Sorry Hiwall. I'm sure none of us meant to be negative. I liked the idea...I just don't see it as being especially practical for me here at my place at this time. I really do like seeing how others split wood, and there's no such thing as bad knowledge. Even for those of us who posted negatively, we learned something, and if it ever does go south, maybe somebody will remember the coil spring splitter that the guy from Prepared Society posted on the net years ago when things were still good and be able to rig something up.

Unlikely, sure...but it's always possible.


----------



## hiwall (Jun 15, 2012)

> Sorry Hiwall. I'm sure none of us meant to be negative.


I was just kidding. I spent most of my life in Minnesota and I have split an untold number of cords of wood. I always burned mostly oak, elm, and hard maple just because that was what was available. I think this splitter does have merit but like anything it also has drawbacks. In the videos they are splitting wood that you could split with a hatchet but I think it would work on harder to split wood also. Don't know if you could split elm with it though but I would like to see.


----------



## cowboyhermit (Nov 10, 2012)

It is rather off-topic but ever since I posted here it has been bothering me. When I mentioned about potentially selling elm earlier that was awhile ago and I have been careful about elms for a long time now. Selling elm firewood is prohibited here now, and for about as good a reason as for any regulation. Alberta has supposedly the largest population of elms not affected by DED in the world and Saskatchewan has a lot too. Whether or not it is prohibited is not a big deal for me but I do take the precautions seriously, they are great trees with very useful (if under-utilized) wood that are also really good soil-builders with leaves that break down very quickly.

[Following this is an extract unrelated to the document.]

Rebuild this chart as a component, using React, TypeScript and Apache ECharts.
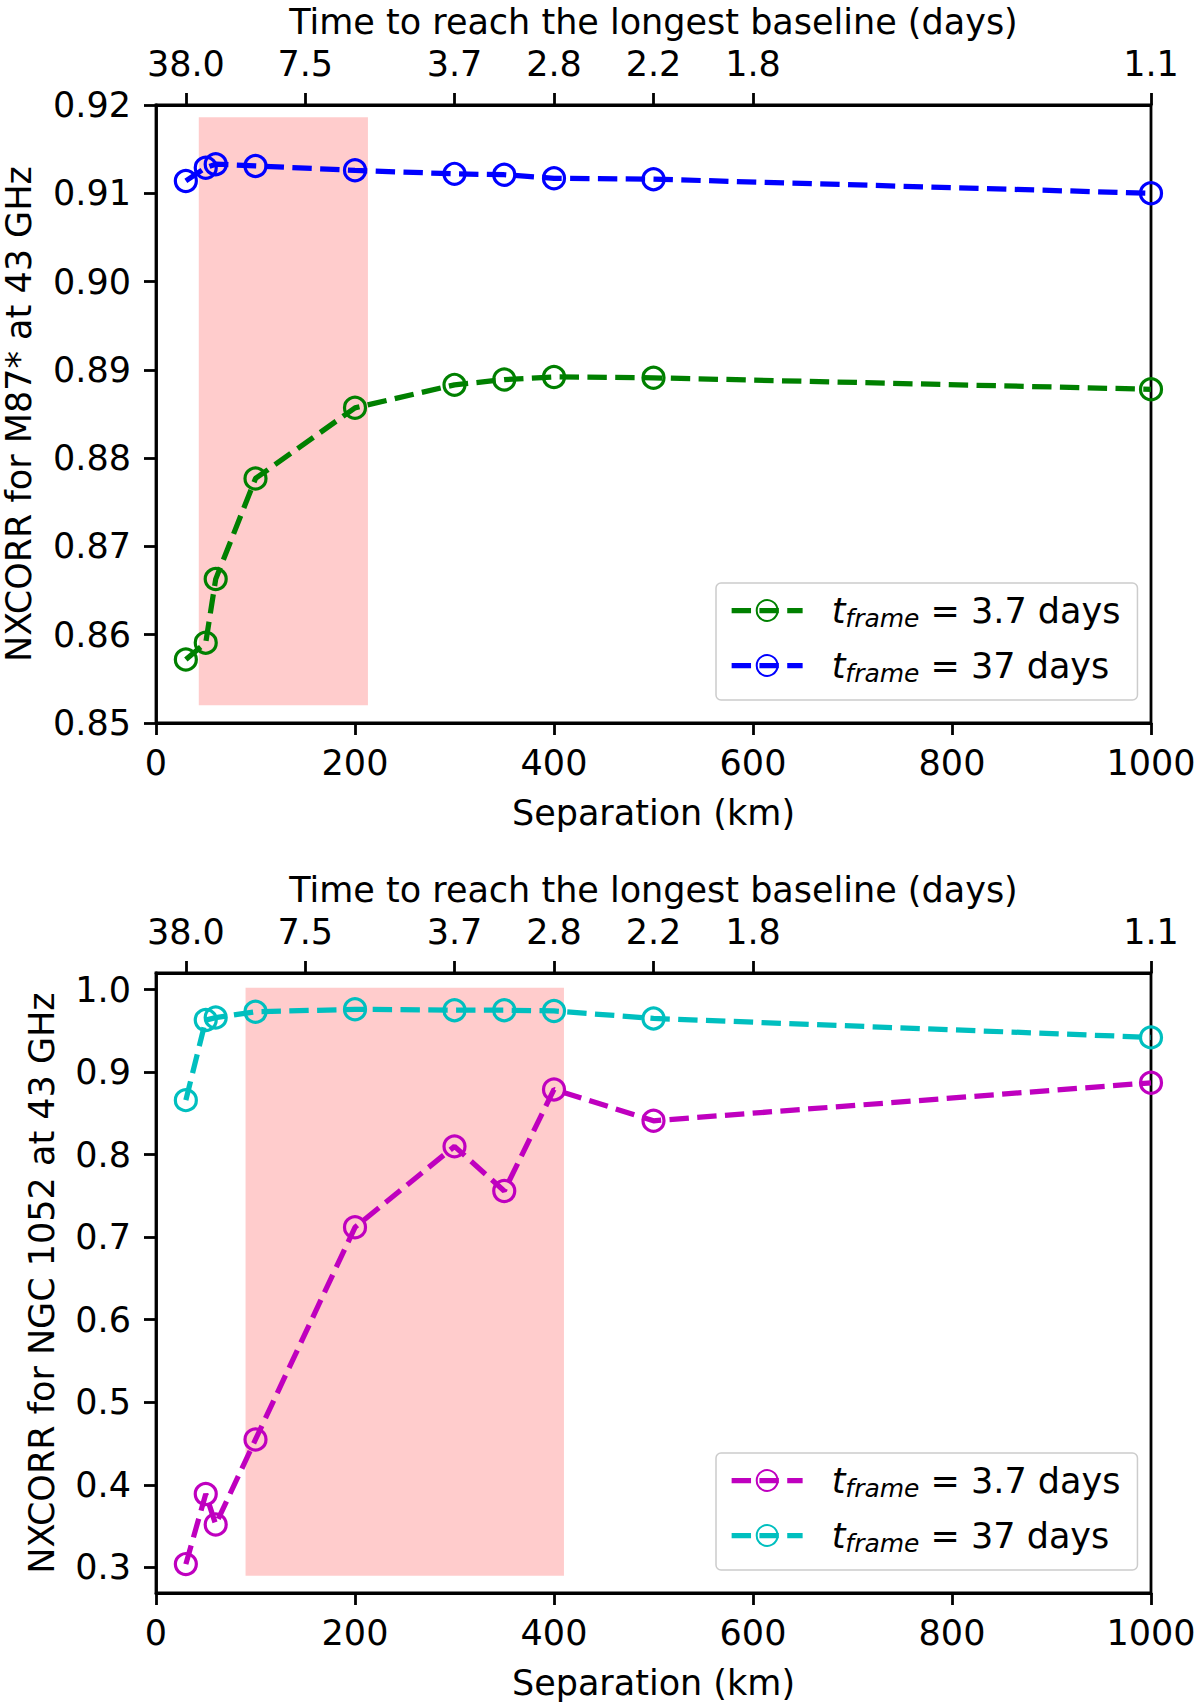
import { useEffect, useRef } from "react";
import * as echarts from "echarts";

// separations (km) at which NXCORR was evaluated
const separation = [30, 50, 60, 100, 200, 300, 350, 400, 500, 1000];

// M87* at 43 GHz
const m87Short = [0.8572, 0.8591, 0.8663, 0.8777, 0.8857, 0.8883, 0.8889, 0.8892, 0.8891, 0.8878];
const m87Long = [0.9114, 0.9129, 0.9133, 0.9131, 0.9126, 0.9122, 0.9121, 0.9117, 0.9116, 0.91];

// NGC 1052 at 43 GHz
const ngcShort = [0.304, 0.389, 0.352, 0.455, 0.712, 0.81, 0.756, 0.879, 0.841, 0.887];
const ngcLong = [0.866, 0.963, 0.966, 0.973, 0.976, 0.975, 0.975, 0.974, 0.965, 0.942];

// secondary (top) axis: time to reach the longest baseline
const dayTickSeparation = [30, 150, 300, 400, 500, 600, 1000];
const dayTickLabels = ["38.0", "7.5", "3.7", "2.8", "2.2", "1.8", "1.1"];

// y tick labels
const m87Ticks = [0.85, 0.86, 0.87, 0.88, 0.89, 0.9, 0.91, 0.92];
const ngcTicks = [0.3, 0.4, 0.5, 0.6, 0.7, 0.8, 0.9, 1.0];
const sepTicks = [0, 200, 400, 600, 800, 1000];

// shaded regions [x0, x1], [y0, y1]
const m87SpanX = [43, 213];
const m87SpanY = [0.852, 0.9186];
const ngcSpanX = [90, 410];
const ngcSpanY = [0.29, 1.002];

const FONT = "DejaVu Sans";
const FS = 35;
const LW = 5.25;
const DASH = [19.4, 8.4];

const pairs = (ys: number[]) => separation.map((x, i) => [x, ys[i]]);

const App = () => {
  const chartRef = useRef<HTMLDivElement>(null);

  useEffect(() => {
    if (!chartRef.current) return;
    const chart = echarts.init(chartRef.current, undefined, { renderer: "svg" });

    const axisLine = { show: true, lineStyle: { color: "#000", width: 2.8 } };
    const tick = (vals: number[]) => ({
      show: true,
      length: 12,
      customValues: vals,
      lineStyle: { color: "#000", width: 2.8 },
    });
    const labelStyle = { color: "#000", fontFamily: FONT, fontSize: FS };
    const nameStyle = { color: "#000", fontFamily: FONT, fontSize: FS };

    const bottomX = (gridIndex: number) => ({
      type: "value",
      gridIndex,
      position: "bottom",
      min: 0,
      max: 1000,
      name: "Separation (km)",
      nameLocation: "middle",
      nameGap: 72,
      nameTextStyle: nameStyle,
      axisLine,
      axisTick: tick(sepTicks),
      axisLabel: { ...labelStyle, margin: 22, customValues: sepTicks, formatter: (v: number) => String(v) },
      splitLine: { show: false },
    });

    const topX = (gridIndex: number) => ({
      type: "value",
      gridIndex,
      position: "top",
      min: 0,
      max: 1000,
      name: "Time to reach the longest baseline (days)",
      nameLocation: "middle",
      nameGap: 66,
      nameTextStyle: nameStyle,
      axisLine,
      axisTick: tick(dayTickSeparation),
      axisLabel: {
        ...labelStyle,
        margin: 24,
        customValues: dayTickSeparation,
        formatter: (v: number) => {
          const i = dayTickSeparation.indexOf(v);
          return i >= 0 ? dayTickLabels[i] : "";
        },
      },
      splitLine: { show: false },
    });

    const legendRich = {
      t: { fontFamily: FONT, fontSize: FS, fontStyle: "italic", color: "#000", padding: [0, 0, 0, 24] },
      s: { fontFamily: FONT, fontSize: 25, fontStyle: "italic", color: "#000", padding: [16, 0, 0, 0] },
      r: { fontFamily: FONT, fontSize: FS, color: "#000" },
    };
    const legendFmt = (name: string) =>
      name.indexOf("3.7") >= 0 ? "{t|t}{s|frame}{r| = 3.7 days}" : "{t|t}{s|frame}{r| = 37 days}";

    const legend = (top: number, data: string[]) => ({
      orient: "vertical",
      left: 716,
      top,
      align: "left",
      itemWidth: 71,
      itemHeight: 26,
      itemGap: 17,
      padding: [10, 17, 14, 13],
      backgroundColor: "#fff",
      borderColor: "#cccccc",
      borderWidth: 1.5,
      borderRadius: 5,
      lineStyle: { width: LW, type: DASH },
      data,
      formatter: legendFmt,
      textStyle: { rich: legendRich },
    });

    const lineSeries = (name: string, xi: number, yi: number, ys: number[], color: string, extra = {}) => ({
      type: "line",
      name,
      xAxisIndex: xi,
      yAxisIndex: yi,
      data: pairs(ys),
      symbol: "circle",
      symbolSize: 21,
      itemStyle: { color: "rgba(0,0,0,0)", borderColor: color, borderWidth: 3.2 },
      lineStyle: { color, width: LW, type: DASH },
      emphasis: { disabled: true },
      z: 3,
      ...extra,
    });

    const span = (xs: number[], ys: number[]) => ({
      silent: true,
      itemStyle: { color: "#ffcccc", opacity: 1 },
      data: [[{ coord: [xs[0], ys[0]] }, { coord: [xs[1], ys[1]] }]],
    });

    const gridBase = {
      left: 156,
      width: 995,
      show: true,
      borderColor: "#000",
      borderWidth: 2.8,
      backgroundColor: "transparent",
      outerBoundsMode: "none",
      containLabel: false,
    };

    chart.setOption({
      animation: false,
      backgroundColor: "#fff",
      grid: [
        { ...gridBase, top: 105, height: 618 },
        { ...gridBase, top: 973, height: 620 },
      ],
      xAxis: [bottomX(0), topX(0), bottomX(1), topX(1)],
      yAxis: [
        {
          type: "value",
          gridIndex: 0,
          min: 0.85,
          max: 0.92,
          name: "NXCORR for M87* at 43 GHz",
          nameLocation: "middle",
          nameRotate: 90,
          nameGap: 120,
          nameTextStyle: nameStyle,
          axisLine,
          axisTick: tick(m87Ticks),
          axisLabel: { ...labelStyle, margin: 25, customValues: m87Ticks, formatter: (v: number) => v.toFixed(2) },
          splitLine: { show: false },
        },
        {
          type: "value",
          gridIndex: 1,
          min: 0.269,
          max: 1.02,
          name: "NXCORR for NGC 1052 at 43 GHz",
          nameLocation: "middle",
          nameRotate: 90,
          nameGap: 97,
          nameTextStyle: nameStyle,
          axisLine,
          axisTick: tick(ngcTicks),
          axisLabel: { ...labelStyle, margin: 25, customValues: ngcTicks, formatter: (v: number) => v.toFixed(1) },
          splitLine: { show: false },
        },
      ],
      legend: [
        legend(583, ["M87* 3.7 days", "M87* 37 days"]),
        legend(1453, ["NGC 1052 3.7 days", "NGC 1052 37 days"]),
      ],
      series: [
        lineSeries("M87* 3.7 days", 0, 0, m87Short, "#008000", { markArea: span(m87SpanX, m87SpanY) }),
        lineSeries("M87* 37 days", 0, 0, m87Long, "#0000ff"),
        lineSeries("NGC 1052 3.7 days", 2, 1, ngcShort, "#bf00bf", { markArea: span(ngcSpanX, ngcSpanY) }),
        lineSeries("NGC 1052 37 days", 2, 1, ngcLong, "#00bfbf"),
      ],
    });

    return () => {
      chart.dispose();
    };
  }, []);

  return (
    <div
      ref={chartRef}
      style={{ position: "absolute", left: 0, top: 0, width: "1200px", height: "1705px" }}
    />
  );
};

export default App;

I really have no idea what it is like out east with elms as I hear most of the older elms are gone.


----------



## hiwall (Jun 15, 2012)

Where I was in Minnesota there was alot of both DED and Oak wilt.


----------



## Jason (Jul 25, 2009)

I did see your smilies. Just wanted to make sure everything was good. I didn't realize you were originally from snow country. I'll have a chuckle now when I fill up the wood furnace in the morning. It's already done for tonight.


----------



## squerly (Aug 17, 2012)

Jason said:


> I did see your smilies. Just wanted to make sure everything was good. I didn't realize you were originally from snow country. I'll have a chuckle now when I fill up the wood furnace in the morning. It's already done for tonight.


Not to get too far off topic but what kind of wood furnace do you have?


----------



## LincTex (Apr 1, 2011)

Jason said:


> I agree with Admiral. Looks awesome in good wood...I'd like to see it in some elm or knotty pine.


The wood he is splitting splits with about 3% of the effort of the stuff around here I have to split!!

I would love to build something that I could use a spring sort of like that, plus my *entire* body weight, to split wood.

Think like a Pogo-stick concept. 
I have 225 lbs to work with, so I'd love to use my whole body - - and not just my upper body swinging a maul.


----------